Look into my eyes: Tracking your gaze could be the next big gaming input


The bulk of today’s press release announcing a March 10 release for the PC port of Assassin’s Creed Rogue is strictly boilerplate. Then you get to the last paragraph and read that “the Assassin’s Creed Rogue PC development team in Kiev has partnered with Tobii Tech to integrate eye tracking input as a component of gameplay.” Wait, what?

Thankfully, the folks at Tobii go into much more detail in their own press release, describing what they’re calling an “infinite screen” experience in Rogue. When a player looks to the left side of the screen, for instance, an eye tracker can measure that gaze at 50 frames per second and report it back to the game.
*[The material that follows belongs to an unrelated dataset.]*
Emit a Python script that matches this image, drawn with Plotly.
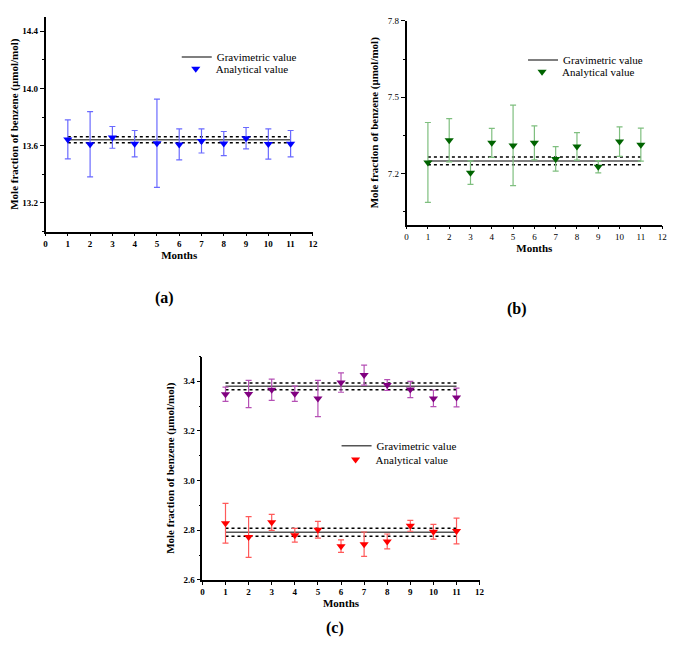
import plotly.graph_objects as go

months = list(range(1, 12))

# panel (a)
a_val = [13.644, 13.610, 13.658, 13.614, 13.617, 13.609, 13.633, 13.615, 13.652, 13.612, 13.614]
a_err = [0.136, 0.228, 0.076, 0.092, 0.309, 0.108, 0.084, 0.084, 0.075, 0.106, 0.092]
a_grav, a_grav_lo, a_grav_hi = 13.642, 13.620, 13.662

# panel (b)
b_val = [7.244, 7.331, 7.204, 7.321, 7.311, 7.321, 7.258, 7.307, 7.227, 7.326, 7.314]
b_err = [0.157, 0.085, 0.046, 0.057, 0.158, 0.067, 0.048, 0.054, 0.024, 0.058, 0.065]
b_grav, b_grav_lo, b_grav_hi = 7.250, 7.235, 7.265

# panel (c), two cylinders
c1_val = [3.348, 3.349, 3.366, 3.350, 3.331, 3.395, 3.425, 3.385, 3.367, 3.331, 3.335]
c1_err = [0.029, 0.055, 0.043, 0.031, 0.073, 0.039, 0.040, 0.022, 0.033, 0.033, 0.038]
c1_grav, c1_grav_lo, c1_grav_hi = 3.380, 3.366, 3.393
c2_val = [2.828, 2.773, 2.832, 2.780, 2.802, 2.736, 2.744, 2.755, 2.818, 2.794, 2.797]
c2_err = [0.080, 0.082, 0.032, 0.028, 0.034, 0.025, 0.049, 0.030, 0.022, 0.030, 0.052]
c2_grav, c2_grav_lo, c2_grav_hi = 2.792, 2.776, 2.808

FONT = "Liberation Serif"
span = [months[0], months[-1]]

# page has an 8px body margin, so work in screen pixels and convert
W, H = 669, 635


def px(xs):
    return (xs - 8) / W


def py(ys):
    return 1 - (ys - 8) / H


fig = go.Figure()


def add_panel(n, vals, errs, grav, lo, hi, mcol, ecol, leg_g, leg_a, show=True):
    xa = "x" if n == 1 else "x%d" % n
    ya = "y" if n == 1 else "y%d" % n
    fig.add_trace(go.Scatter(x=span, y=[grav, grav], mode="lines", xaxis=xa, yaxis=ya,
                             line=dict(color="#555555", width=1.5), name="Gravimetric value",
                             legend=leg_g, showlegend=show))
    for v in (lo, hi):
        fig.add_trace(go.Scatter(x=span, y=[v, v], mode="lines", xaxis=xa, yaxis=ya,
                                 line=dict(color="black", width=1.5, dash="dot"), showlegend=False))
    fig.add_trace(go.Scatter(x=months, y=vals, mode="markers", xaxis=xa, yaxis=ya,
                             marker=dict(symbol="triangle-down", size=8, color=mcol),
                             error_y=dict(type="data", array=errs, color=ecol, thickness=1.2, width=3),
                             name="Analytical value", legend=leg_a, showlegend=show))


add_panel(1, a_val, a_err, a_grav, a_grav_lo, a_grav_hi, "#0000ff", "#6a6aff", "legend", "legend2")
add_panel(2, b_val, b_err, b_grav, b_grav_lo, b_grav_hi, "#006400", "#7fbf7f", "legend3", "legend4")
add_panel(3, c1_val, c1_err, c1_grav, c1_grav_lo, c1_grav_hi, "#800080", "#b550b5", "legend5", "legend6",
          show=False)
add_panel(3, c2_val, c2_err, c2_grav, c2_grav_lo, c2_grav_hi, "#ff0000", "#ff5a5a", "legend5", "legend6")


def xax(x0, x1, anchor, bold=True):
    return dict(domain=[px(x0), px(x1)], anchor=anchor, range=[0, 12], dtick=1, showline=True,
                linecolor="black", linewidth=1.5, ticks="outside", ticklen=3, tickcolor="black",
                showgrid=False, zeroline=False,
                tickfont=dict(family=FONT, size=9, color="black", weight="bold" if bold else "normal"),
                title=dict(text="<b>Months</b>", font=dict(family=FONT, size=11, color="black"),
                           standoff=3))


def yax(y0, y1, anchor, rng, dt, mdt, bold=True):
    return dict(domain=[py(y0), py(y1)], anchor=anchor, range=rng, dtick=dt, showline=True,
                linecolor="black", linewidth=1.5, ticks="outside", ticklen=4, tickcolor="black",
                showgrid=False, zeroline=False, tickformat=".1f",
                minor=dict(dtick=mdt, ticks="outside", ticklen=2, tickcolor="black"),
                tickfont=dict(family=FONT, size=9, color="black", weight="bold" if bold else "normal"),
                title=dict(text="<b>Mole fraction of benzene (μmol/mol)</b>",
                           font=dict(family=FONT, size=11, color="black"), standoff=7))


leg = dict(bgcolor="rgba(0,0,0,0)", font=dict(family=FONT, size=11, color="black"),
           xanchor="left", yanchor="top", itemwidth=30)

fig.update_layout(
    width=W, height=H, margin=dict(l=0, r=0, t=0, b=0),
    paper_bgcolor="white", plot_bgcolor="white",
    xaxis=xax(42, 313, "y"), yaxis=yax(230, 12, "x", [13.0, 14.5], 0.4, 0.2),
    xaxis2=xax(408, 667, "y2", bold=False), yaxis2=yax(223, 16, "x2", [7.0, 7.8], 0.3, 0.15, bold=False),
    xaxis3=xax(201, 482, "y3"), yaxis3=yax(584, 357, "x3", [2.6, 3.5], 0.2, 0.1),
    legend=dict(leg, x=px(175), y=py(38)),
    legend2=dict(leg, x=px(174), y=py(50)),
    legend3=dict(leg, x=px(526), y=py(41)),
    legend4=dict(leg, x=px(525), y=py(53)),
    legend5=dict(leg, x=px(337), y=py(433)),
    legend6=dict(leg, x=px(336), y=py(447)),
    annotations=[
        dict(text="<b>%s</b>" % t, x=px(xs), y=py(ys), xref="paper", yref="paper", showarrow=False,
             xanchor="center", yanchor="middle", font=dict(family=FONT, size=16, color="black"))
        for t, xs, ys in [("(a)", 163, 298), ("(b)", 520, 309), ("(c)", 335, 633)]
    ],
)

fig.write_html("out.html")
That causes the in-game protagonist to look to his left and the camera to automatically pan to show what he’s looking at.

A Tobii illustration shows how eye tracking works.

Tobii

You can still use traditional mouselook at the same time, but the idea seems to be that you won’t want to once you’ve experienced what Tobii calls “the next evolution of human interfaces in gaming.” A short video from the developers demonstrates how the technology will work, showing the game reacting as the player’s “gaze point” moves across the screen. “The screen automatically centers around whatever you’re looking at, which in essence provides you with this infinite screen where your point of gaze will always control what’s being shown on the screen,” Tobii Tech Software Partners VP Anders Olsson says in the video.

As if that’s not enough, eye tracking users will find the game pauses automatically when they look away from the screen and resumes when they look back. Sounds perfect for gamers who find it too onerous to reach for the escape key every time they want to look up at a Big Bang Theory rerun on the nearby TV.